- [DATA LINES]
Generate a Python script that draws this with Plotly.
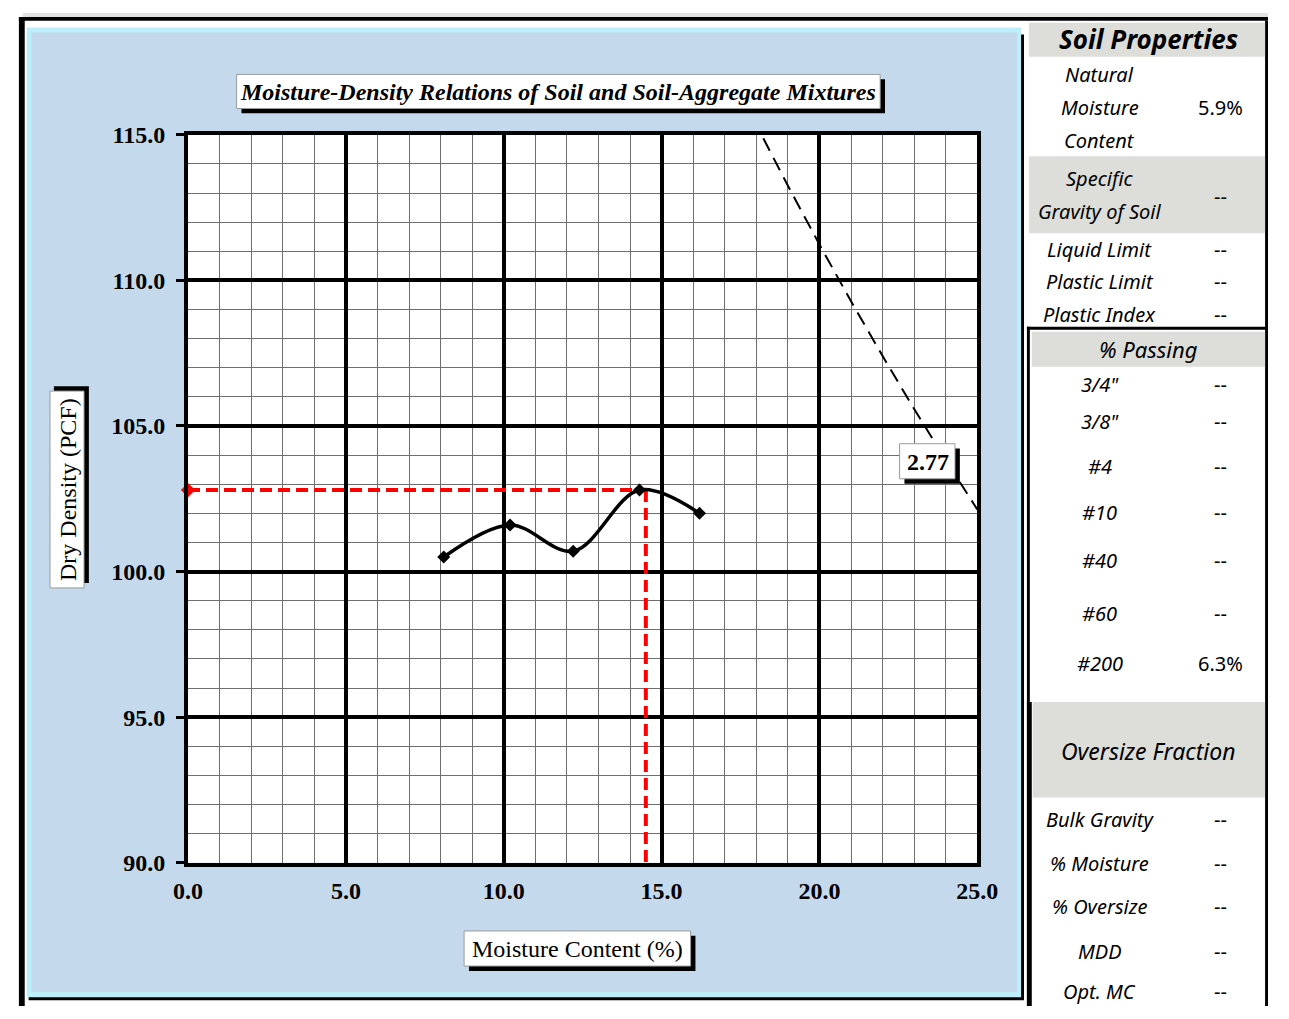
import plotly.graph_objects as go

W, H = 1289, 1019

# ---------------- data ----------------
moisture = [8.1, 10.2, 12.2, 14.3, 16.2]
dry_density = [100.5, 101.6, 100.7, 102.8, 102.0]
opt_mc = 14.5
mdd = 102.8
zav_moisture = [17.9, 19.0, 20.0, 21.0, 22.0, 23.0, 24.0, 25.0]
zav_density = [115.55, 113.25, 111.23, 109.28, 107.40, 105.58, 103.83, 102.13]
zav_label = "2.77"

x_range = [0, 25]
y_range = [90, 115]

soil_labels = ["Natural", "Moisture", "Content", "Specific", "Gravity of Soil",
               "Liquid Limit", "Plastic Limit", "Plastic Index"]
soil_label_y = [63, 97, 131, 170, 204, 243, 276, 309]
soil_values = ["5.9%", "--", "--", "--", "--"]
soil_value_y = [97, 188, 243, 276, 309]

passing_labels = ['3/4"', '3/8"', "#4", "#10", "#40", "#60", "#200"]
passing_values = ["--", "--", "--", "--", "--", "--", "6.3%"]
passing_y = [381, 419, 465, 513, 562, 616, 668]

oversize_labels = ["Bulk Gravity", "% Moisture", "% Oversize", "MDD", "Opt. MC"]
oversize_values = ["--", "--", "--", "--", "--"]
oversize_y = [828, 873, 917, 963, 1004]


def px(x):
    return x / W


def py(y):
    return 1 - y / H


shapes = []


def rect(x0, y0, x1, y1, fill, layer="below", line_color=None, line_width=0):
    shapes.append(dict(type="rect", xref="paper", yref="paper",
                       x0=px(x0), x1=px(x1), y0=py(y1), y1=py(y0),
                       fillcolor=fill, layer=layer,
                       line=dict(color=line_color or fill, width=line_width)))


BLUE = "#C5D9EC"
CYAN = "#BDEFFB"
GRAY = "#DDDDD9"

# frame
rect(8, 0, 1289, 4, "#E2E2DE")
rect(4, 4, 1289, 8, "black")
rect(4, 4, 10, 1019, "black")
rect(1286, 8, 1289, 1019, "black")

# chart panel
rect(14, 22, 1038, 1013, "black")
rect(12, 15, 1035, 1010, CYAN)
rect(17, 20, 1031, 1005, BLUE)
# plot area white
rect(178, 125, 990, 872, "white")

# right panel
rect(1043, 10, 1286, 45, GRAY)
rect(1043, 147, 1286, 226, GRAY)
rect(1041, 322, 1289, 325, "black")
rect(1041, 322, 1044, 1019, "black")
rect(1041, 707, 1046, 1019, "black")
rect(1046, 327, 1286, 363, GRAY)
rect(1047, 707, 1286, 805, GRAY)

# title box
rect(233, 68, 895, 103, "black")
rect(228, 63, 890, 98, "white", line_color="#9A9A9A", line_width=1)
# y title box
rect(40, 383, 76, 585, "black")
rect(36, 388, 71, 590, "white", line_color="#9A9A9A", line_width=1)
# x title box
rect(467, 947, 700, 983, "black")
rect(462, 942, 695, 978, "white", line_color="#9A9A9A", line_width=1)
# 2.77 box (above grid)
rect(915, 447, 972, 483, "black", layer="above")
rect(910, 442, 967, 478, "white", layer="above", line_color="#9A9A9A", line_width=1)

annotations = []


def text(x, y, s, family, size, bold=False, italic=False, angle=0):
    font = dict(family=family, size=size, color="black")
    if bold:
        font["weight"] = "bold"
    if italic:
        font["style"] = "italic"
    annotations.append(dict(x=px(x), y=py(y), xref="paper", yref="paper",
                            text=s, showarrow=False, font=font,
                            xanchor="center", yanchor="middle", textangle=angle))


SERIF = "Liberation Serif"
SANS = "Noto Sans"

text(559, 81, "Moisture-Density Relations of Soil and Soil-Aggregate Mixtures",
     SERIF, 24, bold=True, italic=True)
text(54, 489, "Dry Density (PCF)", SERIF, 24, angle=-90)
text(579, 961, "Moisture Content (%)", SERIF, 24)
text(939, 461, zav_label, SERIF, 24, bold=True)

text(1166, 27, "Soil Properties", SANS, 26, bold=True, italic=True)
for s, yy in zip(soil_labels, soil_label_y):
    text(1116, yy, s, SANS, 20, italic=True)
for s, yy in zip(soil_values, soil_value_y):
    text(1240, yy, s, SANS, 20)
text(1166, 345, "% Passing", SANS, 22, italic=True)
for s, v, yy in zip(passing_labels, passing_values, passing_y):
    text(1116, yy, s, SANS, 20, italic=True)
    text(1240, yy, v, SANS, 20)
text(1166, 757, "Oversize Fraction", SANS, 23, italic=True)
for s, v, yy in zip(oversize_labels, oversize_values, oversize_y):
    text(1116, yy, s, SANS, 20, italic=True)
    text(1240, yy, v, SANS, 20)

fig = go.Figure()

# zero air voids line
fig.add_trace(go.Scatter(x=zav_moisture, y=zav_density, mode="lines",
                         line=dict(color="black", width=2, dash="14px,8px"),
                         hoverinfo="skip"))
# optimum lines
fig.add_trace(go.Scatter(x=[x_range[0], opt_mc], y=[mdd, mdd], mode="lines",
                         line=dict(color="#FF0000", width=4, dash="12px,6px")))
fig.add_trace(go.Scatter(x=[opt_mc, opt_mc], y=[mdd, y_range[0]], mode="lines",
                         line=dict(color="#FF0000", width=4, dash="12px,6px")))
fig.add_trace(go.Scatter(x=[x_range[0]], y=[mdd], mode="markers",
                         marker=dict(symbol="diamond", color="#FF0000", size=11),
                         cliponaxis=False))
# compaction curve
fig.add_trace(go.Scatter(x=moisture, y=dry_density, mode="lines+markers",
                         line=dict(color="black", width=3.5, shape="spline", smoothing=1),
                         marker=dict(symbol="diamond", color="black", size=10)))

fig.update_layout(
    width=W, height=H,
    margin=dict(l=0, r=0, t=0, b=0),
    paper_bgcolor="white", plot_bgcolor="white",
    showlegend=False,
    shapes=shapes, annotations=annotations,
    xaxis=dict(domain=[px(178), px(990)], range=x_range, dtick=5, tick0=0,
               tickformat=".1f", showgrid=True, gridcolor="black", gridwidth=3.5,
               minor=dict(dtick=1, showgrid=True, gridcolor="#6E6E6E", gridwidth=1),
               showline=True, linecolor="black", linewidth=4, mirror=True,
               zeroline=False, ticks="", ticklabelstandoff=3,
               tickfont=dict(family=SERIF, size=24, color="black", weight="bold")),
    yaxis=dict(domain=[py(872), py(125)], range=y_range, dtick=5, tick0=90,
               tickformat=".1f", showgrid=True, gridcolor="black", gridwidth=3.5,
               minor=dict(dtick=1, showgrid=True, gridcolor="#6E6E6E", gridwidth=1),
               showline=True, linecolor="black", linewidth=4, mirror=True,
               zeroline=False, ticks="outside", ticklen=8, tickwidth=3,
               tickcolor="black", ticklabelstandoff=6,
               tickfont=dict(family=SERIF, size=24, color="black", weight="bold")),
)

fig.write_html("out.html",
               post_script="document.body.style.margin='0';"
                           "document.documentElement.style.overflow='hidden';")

- [AIM OF THE TASK] Transcribe the full listing above exactly as it stands, minus the pictures.

- [ANSWER BELOW]
Generate a Python script that draws this with Plotly.
import plotly.graph_objects as go

W, H = 1289, 1019

# ---------------- data ----------------
moisture = [8.1, 10.2, 12.2, 14.3, 16.2]
dry_density = [100.5, 101.6, 100.7, 102.8, 102.0]
opt_mc = 14.5
mdd = 102.8
zav_moisture = [17.9, 19.0, 20.0, 21.0, 22.0, 23.0, 24.0, 25.0]
zav_density = [115.55, 113.25, 111.23, 109.28, 107.40, 105.58, 103.83, 102.13]
zav_label = "2.77"

x_range = [0, 25]
y_range = [90, 115]

soil_labels = ["Natural", "Moisture", "Content", "Specific", "Gravity of Soil",
               "Liquid Limit", "Plastic Limit", "Plastic Index"]
soil_label_y = [63, 97, 131, 170, 204, 243, 276, 309]
soil_values = ["5.9%", "--", "--", "--", "--"]
soil_value_y = [97, 188, 243, 276, 309]

passing_labels = ['3/4"', '3/8"', "#4", "#10", "#40", "#60", "#200"]
passing_values = ["--", "--", "--", "--", "--", "--", "6.3%"]
passing_y = [381, 419, 465, 513, 562, 616, 668]

oversize_labels = ["Bulk Gravity", "% Moisture", "% Oversize", "MDD", "Opt. MC"]
oversize_values = ["--", "--", "--", "--", "--"]
oversize_y = [828, 873, 917, 963, 1004]


def px(x):
    return x / W


def py(y):
    return 1 - y / H


shapes = []


def rect(x0, y0, x1, y1, fill, layer="below", line_color=None, line_width=0):
    shapes.append(dict(type="rect", xref="paper", yref="paper",
                       x0=px(x0), x1=px(x1), y0=py(y1), y1=py(y0),
                       fillcolor=fill, layer=layer,
                       line=dict(color=line_color or fill, width=line_width)))


BLUE = "#C5D9EC"
CYAN = "#BDEFFB"
GRAY = "#DDDDD9"

# frame
rect(8, 0, 1289, 4, "#E2E2DE")
rect(4, 4, 1289, 8, "black")
rect(4, 4, 10, 1019, "black")
rect(1286, 8, 1289, 1019, "black")

# chart panel
rect(14, 22, 1038, 1013, "black")
rect(12, 15, 1035, 1010, CYAN)
rect(17, 20, 1031, 1005, BLUE)
# plot area white
rect(178, 125, 990, 872, "white")

# right panel
rect(1043, 10, 1286, 45, GRAY)
rect(1043, 147, 1286, 226, GRAY)
rect(1041, 322, 1289, 325, "black")
rect(1041, 322, 1044, 1019, "black")
rect(1041, 707, 1046, 1019, "black")
rect(1046, 327, 1286, 363, GRAY)
rect(1047, 707, 1286, 805, GRAY)

# title box
rect(233, 68, 895, 103, "black")
rect(228, 63, 890, 98, "white", line_color="#9A9A9A", line_width=1)
# y title box
rect(40, 383, 76, 585, "black")
rect(36, 388, 71, 590, "white", line_color="#9A9A9A", line_width=1)
# x title box
rect(467, 947, 700, 983, "black")
rect(462, 942, 695, 978, "white", line_color="#9A9A9A", line_width=1)
# 2.77 box (above grid)
rect(915, 447, 972, 483, "black", layer="above")
rect(910, 442, 967, 478, "white", layer="above", line_color="#9A9A9A", line_width=1)

annotations = []


def text(x, y, s, family, size, bold=False, italic=False, angle=0):
    font = dict(family=family, size=size, color="black")
    if bold:
        font["weight"] = "bold"
    if italic:
        font["style"] = "italic"
    annotations.append(dict(x=px(x), y=py(y), xref="paper", yref="paper",
                            text=s, showarrow=False, font=font,
                            xanchor="center", yanchor="middle", textangle=angle))


SERIF = "Liberation Serif"
SANS = "Noto Sans"

text(559, 81, "Moisture-Density Relations of Soil and Soil-Aggregate Mixtures",
     SERIF, 24, bold=True, italic=True)
text(54, 489, "Dry Density (PCF)", SERIF, 24, angle=-90)
text(579, 961, "Moisture Content (%)", SERIF, 24)
text(939, 461, zav_label, SERIF, 24, bold=True)

text(1166, 27, "Soil Properties", SANS, 26, bold=True, italic=True)
for s, yy in zip(soil_labels, soil_label_y):
    text(1116, yy, s, SANS, 20, italic=True)
for s, yy in zip(soil_values, soil_value_y):
    text(1240, yy, s, SANS, 20)
text(1166, 345, "% Passing", SANS, 22, italic=True)
for s, v, yy in zip(passing_labels, passing_values, passing_y):
    text(1116, yy, s, SANS, 20, italic=True)
    text(1240, yy, v, SANS, 20)
text(1166, 757, "Oversize Fraction", SANS, 23, italic=True)
for s, v, yy in zip(oversize_labels, oversize_values, oversize_y):
    text(1116, yy, s, SANS, 20, italic=True)
    text(1240, yy, v, SANS, 20)

fig = go.Figure()

# zero air voids line
fig.add_trace(go.Scatter(x=zav_moisture, y=zav_density, mode="lines",
                         line=dict(color="black", width=2, dash="14px,8px"),
                         hoverinfo="skip"))
# optimum lines
fig.add_trace(go.Scatter(x=[x_range[0], opt_mc], y=[mdd, mdd], mode="lines",
                         line=dict(color="#FF0000", width=4, dash="12px,6px")))
fig.add_trace(go.Scatter(x=[opt_mc, opt_mc], y=[mdd, y_range[0]], mode="lines",
                         line=dict(color="#FF0000", width=4, dash="12px,6px")))
fig.add_trace(go.Scatter(x=[x_range[0]], y=[mdd], mode="markers",
                         marker=dict(symbol="diamond", color="#FF0000", size=11),
                         cliponaxis=False))
# compaction curve
fig.add_trace(go.Scatter(x=moisture, y=dry_density, mode="lines+markers",
                         line=dict(color="black", width=3.5, shape="spline", smoothing=1),
                         marker=dict(symbol="diamond", color="black", size=10)))

fig.update_layout(
    width=W, height=H,
    margin=dict(l=0, r=0, t=0, b=0),
    paper_bgcolor="white", plot_bgcolor="white",
    showlegend=False,
    shapes=shapes, annotations=annotations,
    xaxis=dict(domain=[px(178), px(990)], range=x_range, dtick=5, tick0=0,
               tickformat=".1f", showgrid=True, gridcolor="black", gridwidth=3.5,
               minor=dict(dtick=1, showgrid=True, gridcolor="#6E6E6E", gridwidth=1),
               showline=True, linecolor="black", linewidth=4, mirror=True,
               zeroline=False, ticks="", ticklabelstandoff=3,
               tickfont=dict(family=SERIF, size=24, color="black", weight="bold")),
    yaxis=dict(domain=[py(872), py(125)], range=y_range, dtick=5, tick0=90,
               tickformat=".1f", showgrid=True, gridcolor="black", gridwidth=3.5,
               minor=dict(dtick=1, showgrid=True, gridcolor="#6E6E6E", gridwidth=1),
               showline=True, linecolor="black", linewidth=4, mirror=True,
               zeroline=False, ticks="outside", ticklen=8, tickwidth=3,
               tickcolor="black", ticklabelstandoff=6,
               tickfont=dict(family=SERIF, size=24, color="black", weight="bold")),
)

fig.write_html("out.html",
               post_script="document.body.style.margin='0';"
                           "document.documentElement.style.overflow='hidden';")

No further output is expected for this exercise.